I can’t remember when it happened… But sometime in the last three years, I became a Saab fanboy. That is to say, I’ve seen so much high technology coming out of Sweden over the past few years, I became smitten; like Pepé Le Pew chasing after his beloved cat.
Here’s another fantastic piece of Swedish technology.
There’s a certain moment in war when the smartest militaries pivot. They stop polishing legacy hardware and start building machines that feel like they were smuggled in from ten years ahead. Sweden just reached that moment.
Saab has unveiled what it calls the world’s first fifth-generation submarine, the A26 Blekinge-class. Other countries claim “next-gen” labels for marketing fluff. Sweden is quietly doing the work. And if you know anything about undersea warfare, the A26 should make you sit up a little straighter.
It’s not nuclear. It’s not titanium. It’s not trying to impress anyone with raw tonnage.
The A26 is something different: a platform meant to thrive in the messy, surveillance-dense battlespace the rest of the world is stumbling into. It’s a submarine designed for a future where stealth isn’t an adjective, it’s oxygen.
And it arrives at a moment when NATO’s northern flank matters more than ever.
Before we get into the “fifth-generation” claim, and what that term actually means, let’s start with why Sweden thinks the world needs one.
The Return of the Silent War
What makes the Baltic such a cruel arena is the compression of every variable that normally gives submarines room to breathe.
Shallow depth works against you. Acoustic conditions shift by the hour. Civilian traffic clutters the water column. The Russians have shown a propensity for passive sensors, hydrophones, and underwater drones to make the place feel less like an ocean and more like a security checkpoint.
That is the world the A26 is entering: a knife fight in a phone booth, where brute-force survivability means far less than managing signatures with surgical finesse. In this setting, the old Soviet and Russian doctrine of “hide by going deep” collapses. There is no deep. There is only clever.
Even surface assets feel the squeeze. Long-endurance drones loiter overhead. Maritime patrol aircraft sweep repeatedly. Satellites stare down at telltale wakes and thermal anomalies. A submarine that can’t mute its own existence becomes a liability before it ever leaves port.

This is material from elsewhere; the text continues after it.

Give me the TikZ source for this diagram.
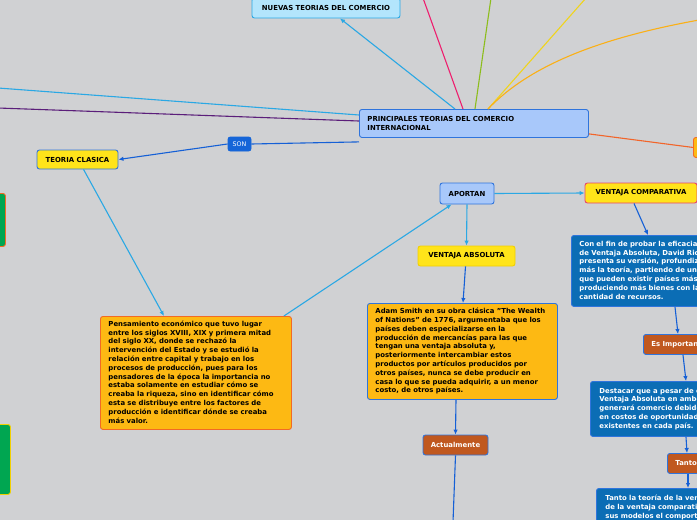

This is why Sweden’s naval thinkers stopped trying to build a smaller version of someone else’s submarine and instead built something tailored to their neighborhood.
It’s a conventional boat that behaves like a ghost, refuses to be pinned by sonar curtains, and can shift from reconnaissance to sabotage to strike missions without compromising its stealth profile. It’s the maritime equivalent of reshaping the battlefield instead of merely surviving it.
And the timing matters.
Finland’s entry into NATO closed the Baltic Basin in a way Moscow never planned for. Kaliningrad is now a fortified island with NATO sensors to the north, west, and east. Any Russian fleet movements require threading a needle under constant surveillance. A platform like the A26 doesn’t just exploit Russia’s vulnerability; it amplifies it.